Underground à Atlanta

 

Quitté Mexico vers 10 heures mais, avec le décalage et, surtout, l’invraisemblable attente pour le contrôle d’identité, il est près de 17 heures lorsque je prends le volant de la Chevrolet Corsica louée pour 60$ par jour. Approche d’Atlanta par le sud, artères démesurées et sky-line de toute ville américaine rapidement grandie. Il y avait 700.000 habitants dans les années soixante. Il y en a 2,5 millions aujourd’hui. Première vision, celle du stade couvert de 45.000 places où l’avant-dernière rencontre entre les Blues Jays de Toronto et les Braves d’Atlanta doit avoir lieu ce soir. Puis la ville et l’interminable Peachtree Street. Sans doute quinze kilomètres de longueur, avec aux deux bouts des groupes de gratte-ciel et, au centre, une zone plus ancienne ou, du moins, plus humaine. Je tourne en rond à la recherche d’un motel. Ressors vers le sud. En dehors des grands axes, quartiers misérables, noirs bien sûr. Retour au centre pour trouver finalement un Travel Lodge bien central, à deux pas d’un Impérial Hôtel en ruines, promis à la démolition et qui sera sans doute bientôt remplacé par un nouveau gratte-ciel.

Le temps de poser les bagages, coups de fil à Kurt Schlenz,  répond à son salon de coiffure et qui m’explique comment le rejoindre. Son salon de coiffure se trouve dans Midtown, vers le nord, à mi-chemin de Buckhead. J’y suis en moins d’une demi-heure et, entre deux clientes, dans son salon petit, au pied d’un immeuble abritant 1200 personnes, essentiellement des fonctionnaires noirs. L’homme a 62 ans, il est originaire de Schaffhouse et a choisi de venir vivre ici en 1953, à la lecture d’une petite annonce dans le journal des coiffeurs. Il travaillait alors à Montreux, ce qui explique sa bonne maîtrise du français, dans lequel les américanismes sont plus fréquents que les germanismes. Il y a une centaine de Suisses à Atlanta. L’un d’eux, Hans B., fut le premier. Envoyé ici par une société suisse qui y avait acheté des terres, il a d’abord exploité une ferme de vaches laitières et continue aujourd’hui d’élever du bétail de boucherie.
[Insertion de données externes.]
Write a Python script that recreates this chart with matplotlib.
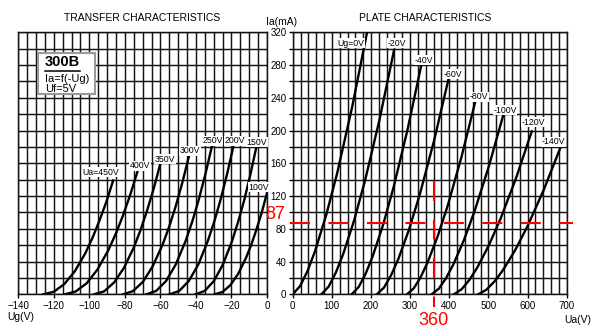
import numpy as np
import matplotlib.pyplot as plt
from matplotlib.lines import Line2D
from matplotlib.patches import Rectangle

plt.rcParams['font.family'] = ['Liberation Sans', 'DejaVu Sans']
plt.rcParams['lines.scale_dashes'] = False

# transfer characteristics Ia = f(Ug), one curve per anode voltage
tr_names = ['Ua=450V', '400V', '350V', '300V', '250V', '200V', '150V', '100V']
tr_ug = [
    [-125.9, -120.0, -114.1, -108.2, -102.3, -98.4, -94.5, -90.5, -86.6],
    [-113.8, -107.7, -101.5, -95.4, -89.3, -85.2, -81.1, -77.0, -72.9],
    [-97.3, -91.7, -86.1, -80.5, -74.9, -71.2, -67.5, -63.7, -60.0],
    [-81.0, -75.5, -69.9, -64.4, -58.8, -55.1, -51.4, -47.7, -44.0],
    [-67.9, -62.4, -56.8, -51.3, -45.8, -42.1, -38.4, -34.7, -31.0],
    [-54.8, -49.4, -44.0, -38.6, -33.3, -29.7, -26.1, -22.5, -18.9],
    [-40.2, -35.1, -29.9, -24.8, -19.7, -16.3, -12.8, -9.4, -6.0],
    [-29.5, -25.1, -20.6, -16.2, -11.8, -8.8, -5.9, -2.9, 0.0],
]
tr_ia = [
    [0, 3.1, 12.5, 28.1, 50.0, 68.1, 89.0, 112.6, 139],
    [0, 3.4, 13.5, 30.4, 54.0, 73.5, 96.0, 121.5, 150],
    [0, 3.6, 14.4, 32.4, 57.6, 78.4, 102.4, 129.6, 160],
    [0, 3.8, 15.1, 34.0, 60.5, 82.3, 107.5, 136.1, 168],
    [0, 4.1, 16.3, 36.7, 65.2, 88.7, 115.8, 146.6, 181],
    [0, 4.1, 16.3, 36.7, 65.2, 88.7, 115.8, 146.6, 181],
    [0, 4.1, 16.2, 36.5, 64.8, 88.2, 115.2, 145.8, 180],
    [0, 2.8, 11.2, 25.1, 44.6, 60.8, 79.4, 100.4, 124],
]
tr_label_pos = [(-93.6, 149), (-71.6, 157), (-57.5, 165), (-43.5, 175.4),
                (-30.7, 187.6), (-18.2, 187.6), (-5.6, 185.6), (-4.5, 130.7)]

# plate characteristics Ia = f(Ua), one curve per grid voltage
pl_names = ['Ug=0V', '-20V', '-40V', '-60V', '-80V', '-100V', '-120V', '-140V']
pl_ua = [
    [0, 19, 38, 57, 85.5, 114, 152, 190],
    [73.2, 91.8, 110.3, 128.9, 156.7, 184.6, 221.7, 258.8],
    [150.6, 168.4, 186.2, 204.0, 230.7, 257.4, 293.0, 328.6],
    [215, 233.3, 251.5, 269.8, 297.2, 324.6, 361.1, 397.6],
    [292, 309.4, 326.8, 344.1, 370.2, 396.3, 431.0, 465.8],
    [355, 373.3, 391.6, 409.9, 437.4, 464.8, 501.4, 538],
    [412, 431.9, 451.7, 471.6, 501.4, 531.2, 571.0, 610.7],
    [474, 494.9, 515.8, 536.7, 568.1, 599.4, 641.2, 683],
]
pl_ia = [
    [0, 10.1, 28.6, 52.6, 96.6, 148.7, 229.0, 320],
    [0, 9.4, 26.6, 49.0, 90.0, 138.5, 213.2, 298],
    [0, 8.8, 25.0, 46.0, 84.5, 130.1, 200.3, 280],
    [0, 8.3, 23.4, 43.0, 79.1, 121.8, 187.5, 262],
    [0, 7.4, 20.9, 38.4, 70.6, 108.8, 167.4, 234],
    [0, 6.9, 19.6, 36.0, 66.1, 101.8, 156.7, 219],
    [0, 6.3, 17.8, 32.7, 60.1, 92.5, 142.4, 199],
    [0, 5.6, 15.9, 29.2, 53.7, 82.7, 127.4, 178],
]
pl_label_pos = [(148, 306.5), (265.7, 306.5), (335.5, 286), (408.8, 269),
                (476, 241.3), (542.4, 225), (614.7, 210), (665.8, 186.4)]

# operating point marked in red
op_ia = 87
op_ua = 360

W, H = 597, 336
fig = plt.figure(figsize=(W / 100, H / 100), dpi=100)


def px_box(x0, y0, x1, y1):
    return [x0 / W, 1 - y1 / H, (x1 - x0) / W, (y1 - y0) / H]


ax1 = fig.add_axes(px_box(18.3, 32.3, 267, 294.3))
ax2 = fig.add_axes(px_box(292.7, 32.3, 566.7, 294.3))

grid_kw = dict(color='#141414', lw=1.05)
for ax in (ax1, ax2):
    ax.set_ylim(0, 320)
    ax.grid(which='both', **grid_kw)
    ax.set_axisbelow(True)
    for sp in ax.spines.values():
        sp.set_linewidth(1.05)
        sp.set_color('#141414')
    ax.tick_params(which='minor', length=0)
    ax.tick_params(axis='x', which='major', length=3, width=1.0, pad=2,
                   labelsize=7, direction='out')

ax1.set_xlim(-140, 0)
ax1.set_xticks(np.arange(-140, 1, 20))
ax1.set_xticks(np.arange(-140, 1, 5), minor=True)
ax1.set_yticks(np.arange(0, 321, 20))
ax1.tick_params(axis='y', left=False, labelleft=False)

ax2.set_xlim(0, 700)
ax2.set_xticks(np.arange(0, 701, 100))
ax2.set_xticks(np.arange(0, 701, 20), minor=True)
ax2.set_yticks(np.arange(0, 321, 40))
ax2.set_yticks(np.arange(0, 321, 20), minor=True)
ax2.tick_params(axis='y', which='both', length=3, width=1.0, pad=1.5,
                labelsize=7, direction='out')

lbl_box = dict(facecolor='white', edgecolor='none', pad=0.4)

for ug, ia in zip(tr_ug, tr_ia):
    ax1.plot(ug, ia, color='black', lw=1.7, zorder=3)
for name, (x, y) in zip(tr_names, tr_label_pos):
    ax1.text(x, y, name, fontsize=6.3, ha='center', va='center',
             bbox=lbl_box, zorder=4)

for ua, ia in zip(pl_ua, pl_ia):
    ax2.plot(ua, ia, color='black', lw=1.7, zorder=3)
for name, (x, y) in zip(pl_names, pl_label_pos):
    ax2.text(x, y, name, fontsize=6.3, ha='center', va='center',
             bbox=lbl_box, zorder=4)

# titles and axis names
fig.text(142.5 / W, 1 - 18.3 / H, 'TRANSFER CHARACTERISTICS',
         ha='center', va='center', fontsize=7.5)
fig.text(425 / W, 1 - 18.3 / H, 'PLATE CHARACTERISTICS',
         ha='center', va='center', fontsize=7.5)
fig.text(282 / W, 1 - 22 / H, 'Ia(mA)', ha='center', va='center', fontsize=7.5)
fig.text(7 / W, 1 - 317 / H, 'Ug(V)', ha='left', va='center', fontsize=7.5)
fig.text(578 / W, 1 - 320 / H, 'Ua(V)', ha='center', va='center', fontsize=7.5)

# tube legend box
fig.add_artist(Rectangle((38 / W, 1 - 94 / H), 57 / W, 41 / H,
                         transform=fig.transFigure, facecolor='white',
                         edgecolor='#9a9a9a', lw=1.5, zorder=5))
fig.text(45 / W, 1 - 62.5 / H, '300B', ha='left', va='center',
         fontsize=10.5, fontweight='bold', zorder=6)
fig.add_artist(Line2D([45 / W, 80 / W], [1 - 70.5 / H, 1 - 70.5 / H],
                      transform=fig.transFigure, color='black', lw=1.1,
                      zorder=6))
fig.text(45 / W, 1 - 78.5 / H, 'Ia=f(-Ug)', ha='left', va='center',
         fontsize=8, zorder=6)
fig.text(45 / W, 1 - 88.5 / H, 'Uf=5V', ha='left', va='center',
         fontsize=8, zorder=6)

# red operating point lines
dash = (0, (14.4, 13.3))
ax2.plot([-6.9, 716], [op_ia, op_ia], color='red', lw=1.5, ls=dash,
         clip_on=False, zorder=6)
ax2.plot([op_ua, op_ua], [138.7, -15.5], color='red', lw=1.5, ls=dash,
         clip_on=False, zorder=6)
# value labels sit just above / below the tick labels
ax2.text(-45, op_ia + 10, str(op_ia), color='red', fontsize=13, ha='center',
         va='center', clip_on=False, zorder=7)
ax2.text(op_ua, -31.5, str(op_ua), color='red', fontsize=13, ha='center',
         va='center', clip_on=False, zorder=7)

fig.savefig('out.png', dpi=100)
Le soir, sur recommandation de Kurt, je vais à l’Underground, un espace de loisirs et d’animation créé en sous-sol, presque au centre. Une rue couverte, vieilles maisons formant mail, nombreux magasins, échoppes, bistrots. Partout, la foule est pendue au poste de TV pour suivre le match de baseball qui oppose à Toronto les Blue Jays aux Braves d’Atlanta. Le gagnant final sera le premier vainqueur de quatre manches successives. Atlanta a perdu les trois premières, puis en a gagné une et, ce soir, va remporter la seconde. Hystérie collective. J’entre au Hooter. Ecrans partout. Pas une conversation mais des silences d’émotion suivis de cris de joie.

Les hôtesses, spécialité du Hooter, sont splendides. Noires pour la plupart, elles doivent avoir entre 16 et 20 ans, sont chaussées de baskets et vêtues d’un joli short orange moulant leur petit cul émouvant de candeur et de rondeurs, sans oublier le t-shirt noué dans le dos pour découvrir de belles cambrures sportives. Celle qui m’accueille fait, paraît-il, de la danse. Elles prennent les commandes et servent, mais elles ont aussi mission, en tout bien tout honneur, d’engager la conversation avec les clients, hommes ou femmes. Elles le font en riant, s’intéressant aux propos des clients et riant avec eux. Tout ça est bien sûr du commerce mais je serais prêt à parier qu’elles y prennent plaisir.

Plus prosaïquement, je me rabats sur un grand plat composé de pattes d’araignées de mer, de crevettes, de salade de fruits de mer et d’un joli tas d’ailes de poulet, enrobées de panure et trempées dans la friture. Pas vraiment mauvais mais un rien gras.